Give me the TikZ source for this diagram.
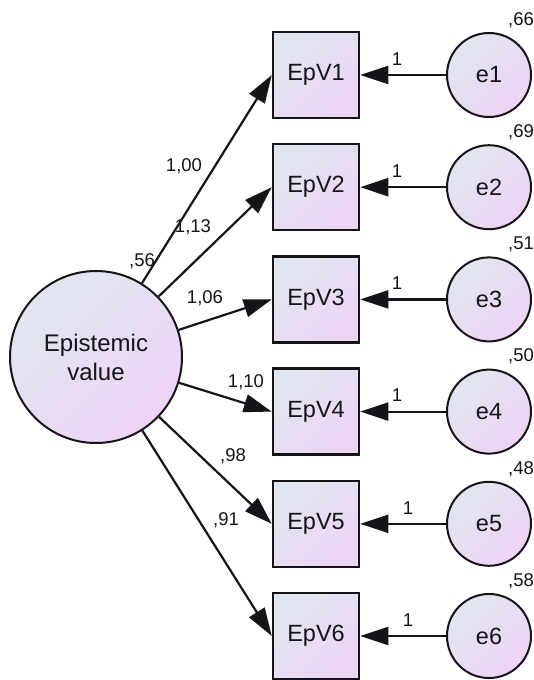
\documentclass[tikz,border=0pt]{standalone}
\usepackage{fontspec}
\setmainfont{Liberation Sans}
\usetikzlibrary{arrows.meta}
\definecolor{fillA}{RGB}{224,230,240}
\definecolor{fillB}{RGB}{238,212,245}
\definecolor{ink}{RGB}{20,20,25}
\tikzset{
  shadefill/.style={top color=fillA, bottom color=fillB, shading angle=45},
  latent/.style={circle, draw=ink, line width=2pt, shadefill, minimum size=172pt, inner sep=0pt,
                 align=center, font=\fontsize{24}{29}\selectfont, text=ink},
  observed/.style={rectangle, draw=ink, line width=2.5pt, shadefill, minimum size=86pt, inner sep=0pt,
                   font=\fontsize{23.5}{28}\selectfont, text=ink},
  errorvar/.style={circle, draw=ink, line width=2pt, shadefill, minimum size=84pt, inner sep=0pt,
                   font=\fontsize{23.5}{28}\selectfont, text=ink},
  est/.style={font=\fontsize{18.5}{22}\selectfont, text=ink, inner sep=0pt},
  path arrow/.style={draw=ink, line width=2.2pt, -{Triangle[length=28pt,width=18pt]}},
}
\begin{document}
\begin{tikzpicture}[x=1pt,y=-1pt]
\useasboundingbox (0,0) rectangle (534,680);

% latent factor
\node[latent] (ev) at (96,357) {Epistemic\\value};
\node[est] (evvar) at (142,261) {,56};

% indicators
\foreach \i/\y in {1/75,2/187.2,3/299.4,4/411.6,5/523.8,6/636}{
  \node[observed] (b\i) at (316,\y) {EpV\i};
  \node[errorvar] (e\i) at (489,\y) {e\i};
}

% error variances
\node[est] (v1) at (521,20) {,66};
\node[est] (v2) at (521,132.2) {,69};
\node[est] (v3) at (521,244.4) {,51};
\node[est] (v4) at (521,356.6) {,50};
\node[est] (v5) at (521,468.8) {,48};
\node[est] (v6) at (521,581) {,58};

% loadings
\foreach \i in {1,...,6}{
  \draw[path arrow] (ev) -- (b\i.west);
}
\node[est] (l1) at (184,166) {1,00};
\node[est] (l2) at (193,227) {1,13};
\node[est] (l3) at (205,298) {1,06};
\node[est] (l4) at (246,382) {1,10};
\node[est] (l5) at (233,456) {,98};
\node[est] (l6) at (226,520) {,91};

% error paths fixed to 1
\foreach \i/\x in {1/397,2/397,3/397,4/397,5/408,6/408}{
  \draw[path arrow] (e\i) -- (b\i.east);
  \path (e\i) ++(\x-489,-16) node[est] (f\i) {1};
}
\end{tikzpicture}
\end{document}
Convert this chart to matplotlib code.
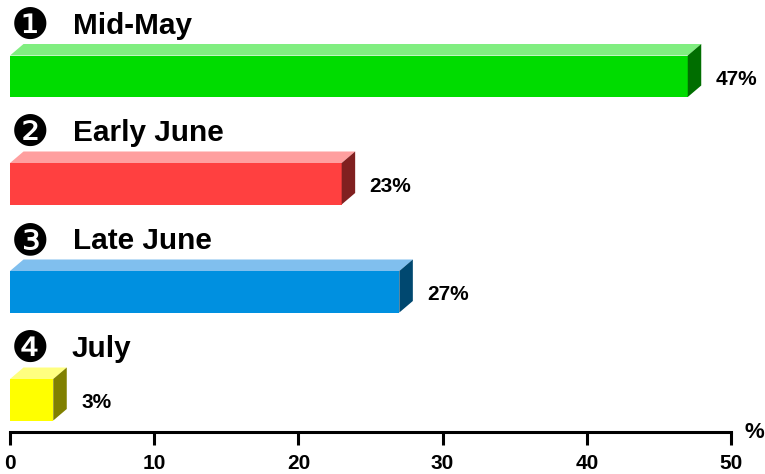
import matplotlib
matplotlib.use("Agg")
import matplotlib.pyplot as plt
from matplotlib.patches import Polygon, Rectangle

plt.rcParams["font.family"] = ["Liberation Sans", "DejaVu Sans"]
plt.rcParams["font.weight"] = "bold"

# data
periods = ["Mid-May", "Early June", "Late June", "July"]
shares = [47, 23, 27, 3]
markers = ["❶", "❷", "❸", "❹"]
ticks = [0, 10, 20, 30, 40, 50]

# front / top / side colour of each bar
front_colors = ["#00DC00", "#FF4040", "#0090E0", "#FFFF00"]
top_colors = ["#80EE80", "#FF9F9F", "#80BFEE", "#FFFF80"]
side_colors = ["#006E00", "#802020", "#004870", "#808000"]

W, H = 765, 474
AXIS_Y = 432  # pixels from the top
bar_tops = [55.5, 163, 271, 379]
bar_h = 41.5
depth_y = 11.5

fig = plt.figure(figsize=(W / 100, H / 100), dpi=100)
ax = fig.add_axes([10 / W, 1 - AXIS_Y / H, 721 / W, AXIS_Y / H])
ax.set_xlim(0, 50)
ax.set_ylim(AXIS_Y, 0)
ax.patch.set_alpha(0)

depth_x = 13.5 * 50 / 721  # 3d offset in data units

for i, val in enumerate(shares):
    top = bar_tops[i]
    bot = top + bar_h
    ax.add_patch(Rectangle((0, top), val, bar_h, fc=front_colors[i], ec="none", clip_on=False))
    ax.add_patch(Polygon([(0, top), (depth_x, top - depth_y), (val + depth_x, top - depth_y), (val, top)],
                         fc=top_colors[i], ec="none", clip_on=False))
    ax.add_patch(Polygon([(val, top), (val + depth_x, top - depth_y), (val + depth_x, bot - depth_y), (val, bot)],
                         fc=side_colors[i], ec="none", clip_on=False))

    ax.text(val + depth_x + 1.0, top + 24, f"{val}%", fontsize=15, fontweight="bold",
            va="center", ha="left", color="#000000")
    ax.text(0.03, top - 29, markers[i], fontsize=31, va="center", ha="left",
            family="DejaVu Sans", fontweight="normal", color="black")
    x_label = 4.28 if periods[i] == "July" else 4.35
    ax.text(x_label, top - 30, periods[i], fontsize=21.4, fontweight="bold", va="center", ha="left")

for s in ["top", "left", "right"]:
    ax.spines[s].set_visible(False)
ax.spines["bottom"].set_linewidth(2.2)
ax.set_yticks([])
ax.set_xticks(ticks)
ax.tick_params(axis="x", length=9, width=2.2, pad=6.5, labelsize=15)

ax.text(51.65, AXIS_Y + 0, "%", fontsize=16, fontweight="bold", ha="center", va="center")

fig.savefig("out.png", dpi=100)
....
- [SHORT PROBLEM]: Quote the records above exactly, from the first line through the line containing "(l6) at (226,520)", and leave out the pictures.

- [THE RESULT]:
Give me the TikZ source for this diagram.
\documentclass[tikz,border=0pt]{standalone}
\usepackage{fontspec}
\setmainfont{Liberation Sans}
\usetikzlibrary{arrows.meta}
\definecolor{fillA}{RGB}{224,230,240}
\definecolor{fillB}{RGB}{238,212,245}
\definecolor{ink}{RGB}{20,20,25}
\tikzset{
  shadefill/.style={top color=fillA, bottom color=fillB, shading angle=45},
  latent/.style={circle, draw=ink, line width=2pt, shadefill, minimum size=172pt, inner sep=0pt,
                 align=center, font=\fontsize{24}{29}\selectfont, text=ink},
  observed/.style={rectangle, draw=ink, line width=2.5pt, shadefill, minimum size=86pt, inner sep=0pt,
                   font=\fontsize{23.5}{28}\selectfont, text=ink},
  errorvar/.style={circle, draw=ink, line width=2pt, shadefill, minimum size=84pt, inner sep=0pt,
                   font=\fontsize{23.5}{28}\selectfont, text=ink},
  est/.style={font=\fontsize{18.5}{22}\selectfont, text=ink, inner sep=0pt},
  path arrow/.style={draw=ink, line width=2.2pt, -{Triangle[length=28pt,width=18pt]}},
}
\begin{document}
\begin{tikzpicture}[x=1pt,y=-1pt]
\useasboundingbox (0,0) rectangle (534,680);

% latent factor
\node[latent] (ev) at (96,357) {Epistemic\\value};
\node[est] (evvar) at (142,261) {,56};

% indicators
\foreach \i/\y in {1/75,2/187.2,3/299.4,4/411.6,5/523.8,6/636}{
  \node[observed] (b\i) at (316,\y) {EpV\i};
  \node[errorvar] (e\i) at (489,\y) {e\i};
}

% error variances
\node[est] (v1) at (521,20) {,66};
\node[est] (v2) at (521,132.2) {,69};
\node[est] (v3) at (521,244.4) {,51};
\node[est] (v4) at (521,356.6) {,50};
\node[est] (v5) at (521,468.8) {,48};
\node[est] (v6) at (521,581) {,58};

% loadings
\foreach \i in {1,...,6}{
  \draw[path arrow] (ev) -- (b\i.west);
}
\node[est] (l1) at (184,166) {1,00};
\node[est] (l2) at (193,227) {1,13};
\node[est] (l3) at (205,298) {1,06};
\node[est] (l4) at (246,382) {1,10};
\node[est] (l5) at (233,456) {,98};
\node[est] (l6) at (226,520) {,91};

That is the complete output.